At the end of last year, the Andalucian government named nine new natural monuments, including five in Malaga province. This means that these beauty spots – such as peñas (hills), fuentes, meandros and riberas (sources, loops, and banks, of rivers), tajos (cliffs), and cuevas (caves) – are formally recognised and protected, offering an official new attraction, and boosting tourism for each local area.
Those in Malaga are: Tajos del Alcazar in Alcaucin; popular caving destination Cueva del Gato in Benaojan; the Cuenca del Rio Turon viewpoint in El Burgo; the source of the River Genal in Igualeja; and the source of the River Guadalhorce (Fuente de los Cien Caños) in Villanueva del Trabuco.

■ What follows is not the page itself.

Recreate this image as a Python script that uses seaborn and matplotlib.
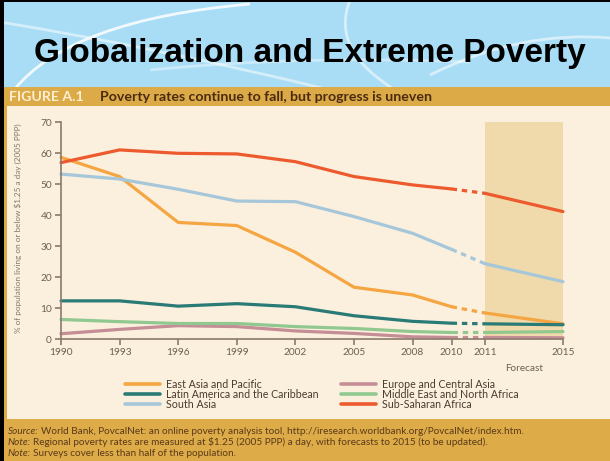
import pandas as pd
import matplotlib
matplotlib.use('Agg')
import matplotlib.pyplot as plt
import matplotlib.patches as mpatches
from matplotlib.path import Path
from matplotlib.lines import Line2D
import seaborn as sns

# values (% of population below $1.25 a day)
years = [1990, 1993, 1996, 1999, 2002, 2005, 2008, 2010, 2011, 2015]
east_asia = [58.6, 52.4, 37.6, 36.6, 28.0, 16.7, 14.2, 10.4, 8.4, 4.9]
latin_america = [12.3, 12.3, 10.6, 11.4, 10.4, 7.5, 5.7, 5.1, 4.9, 4.6]
south_asia = [53.2, 51.6, 48.3, 44.5, 44.3, 39.5, 34.1, 28.9, 24.3, 18.5]
europe = [1.7, 3.1, 4.3, 4.0, 2.6, 1.8, 0.7, 0.5, 0.5, 0.4]
middle_east = [6.3, 5.6, 5.0, 5.0, 4.0, 3.4, 2.4, 2.1, 2.1, 2.4]
sub_saharan = [56.9, 61.0, 59.9, 59.7, 57.2, 52.4, 49.7, 48.4, 47.0, 41.1]

regions = ['East Asia and Pacific', 'Latin America and the Caribbean', 'South Asia',
           'Europe and Central Asia', 'Middle East and North Africa', 'Sub-Saharan Africa']
series = [east_asia, latin_america, south_asia, europe, middle_east, sub_saharan]
colors = ['#f5a541', '#2a7a76', '#a5c7d9', '#c58d96', '#90c890', '#ec5a2e']

last_actual = 2010
first_forecast = 2011
forecast_gap = 0.7  # the chart leaves extra room between 2010 and 2011

df = pd.DataFrame({
    'year': years * len(regions),
    'region': [r for r in regions for _ in years],
    'value': [v for s in series for v in s],
})
df['pos'] = df['year'] + forecast_gap * (df['year'] >= first_forecast)

def pos(y):
    return y + forecast_gap * (y >= first_forecast)

sns.set_style('ticks')
plt.rcParams['font.family'] = ['Lato', 'DejaVu Sans']

W, H = 610, 461
fig = plt.figure(figsize=(W / 100, H / 100), dpi=100)

# slide background, in pixel coordinates
bg = fig.add_axes([0, 0, 1, 1], zorder=-1)
bg.set_xlim(0, W)
bg.set_ylim(H, 0)
bg.axis('off')
bg.add_patch(mpatches.Rectangle((0, 0), W, 88, color='#a9ddf6', lw=0))
for p0, p1, p2, a in [((14, 90), (70, 20), (250, 4), 0.85),
                      ((0, 22), (160, 48), (330, 90), 0.5),
                      ((350, 0), (330, 50), (395, 90), 0.55),
                      ((430, 75), (520, 30), (610, 38), 0.55),
                      ((150, 70), (300, 55), (470, 62), 0.4)]:
    bg.add_patch(mpatches.PathPatch(Path([p0, p1, p2], [Path.MOVETO, Path.CURVE3, Path.CURVE3]),
                                    fc='none', ec='white', lw=2.0, alpha=a))
bg.add_patch(mpatches.Rectangle((0, 87), W, 19, color='#dcab47', lw=0))
bg.add_patch(mpatches.Rectangle((0, 106), W, 313, color='#fbf0de', lw=0))
bg.add_patch(mpatches.Rectangle((0, 419), W, 42, color='#ddab47', lw=0))
bg.add_patch(mpatches.Rectangle((4, 106), 3, 313, color='#dcab47', lw=0))
bg.add_patch(mpatches.Rectangle((0, 0), 4, H, color='black', lw=0))
bg.add_patch(mpatches.Rectangle((0, 0), W, 2, color='black', lw=0))

fig.text(309.5 / W, 1 - 62 / H, 'Globalization and Extreme Poverty', ha='center', va='baseline',
         fontsize=24, fontweight='bold', family=['Liberation Sans', 'DejaVu Sans'], color='black')
fig.text(9 / W, 1 - 96 / H, 'FIGURE A.1', ha='left', va='center_baseline',
         fontsize=10.2, fontweight='bold', color='#fcefd2')
fig.text(100 / W, 1 - 96 / H, 'Poverty rates continue to fall, but progress is uneven', ha='left',
         va='center_baseline', fontsize=10.2, fontweight='bold', color='#4a2b10')

# chart
ax = fig.add_axes([61 / W, 1 - 339 / H, 502 / W, 217 / H])
ax.set_facecolor('none')
ax.axvspan(pos(first_forecast), pos(2015), color='#f0d9aa', lw=0, zorder=0)

palette = dict(zip(regions, colors))
hist = df[df['year'] <= last_actual]
fcst = df[df['year'] >= first_forecast]
bridge = df[df['year'].isin([last_actual, first_forecast])]
common = dict(x='pos', y='value', hue='region', hue_order=regions, palette=palette,
              errorbar=None, legend=False, lw=2.3, clip_on=False, ax=ax)
sns.lineplot(data=hist, **common)
sns.lineplot(data=fcst, **common)
sns.lineplot(data=bridge, linestyle=(0, (1.7, 1.5)), **common)

ax.set_xlim(years[0], pos(years[-1]))
ax.set_ylim(0, 70)
ax.set_yticks(range(0, 71, 10))
ax.set_xticks([pos(y) for y in years])
ax.set_xticklabels([str(y) for y in years])
sns.despine(ax=ax)
axis_col = '#8b7a6b'
for s in ['left', 'bottom']:
    ax.spines[s].set_color(axis_col)
    ax.spines[s].set_linewidth(1.2)
ax.tick_params(colors=axis_col, labelcolor='#6e5e52', labelsize=7.3, length=4, width=1.2, pad=2.5)
ax.set_xlabel('')
ax.set_ylabel('% of population living on or below $1.25 a day (2005 PPP)', fontsize=5.9, color='#85766a')
ax.yaxis.set_label_coords(-0.077, 0.51)
ax.text((pos(first_forecast) + pos(2015)) / 2, -0.138, 'Forecast', transform=ax.get_xaxis_transform(),
        ha='center', va='center', fontsize=7.2, color='#6e5e52')

# legend in two columns
handles = [Line2D([], [], color=c, lw=2.6) for c in colors]
leg_kw = dict(frameon=False, loc='upper left', fontsize=7.7, handlelength=3.3, handletextpad=0.55,
              labelspacing=-0.1, borderpad=0, borderaxespad=0, labelcolor='#4a3a2e')
fig.legend(handles[:3], regions[:3], bbox_to_anchor=(125 / W, 1 - 379 / H), **leg_kw)
fig.legend(handles[3:], regions[3:], bbox_to_anchor=(341 / W, 1 - 379 / H), **leg_kw)

# source notes
notes = [('Source:', 'World Bank, PovcalNet: an online poverty analysis tool, '
                     'http://iresearch.worldbank.org/PovcalNet/index.htm.', 434),
         ('Note:', 'Regional poverty rates are measured at $1.25 (2005 PPP) a day, '
                   'with forecasts to 2015 (to be updated).', 445),
         ('Note:', 'Surveys cover less than half of the population.', 456)]
note_col = '#5a3a1b'
for head, body, y in notes:
    t = fig.text(8 / W, 1 - y / H, head, style='italic', fontsize=7.2, color=note_col, va='baseline')
    ax.annotate(body, xy=(1, 0), xycoords=t, xytext=(1.5, 0), textcoords='offset points',
                ha='left', va='bottom', fontsize=7.2, color=note_col, annotation_clip=False)

fig.savefig('out.png', dpi=100)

As well as the monuments in Malaga, four other provinces have each received the classification for a situation: La Peña de Arcos de la Frontera (Cadiz), El Meandro del Guadalquivir in Montoro (Cordoba), Los Tajos de Alhama de Granada and la Ribera del Guadaira, in Alcala de Guadaira (Sevilla).
There are now a total of 49 natural monuments in Andalucia.
This gives extra protection for areas or elements which also include dunas (dunes), islotes (small islands), centuries-old trees, and rock formations.
To receive the classification the monument must fulfil the following criteria: be well-conserved, accessible to the public, recognized by citizens and have agents jointly responsible for protecting it.
The sites are chosen taking into account the rulings of the Environment Department, studies by Andalucian universities, and in consultation with local groups and associations.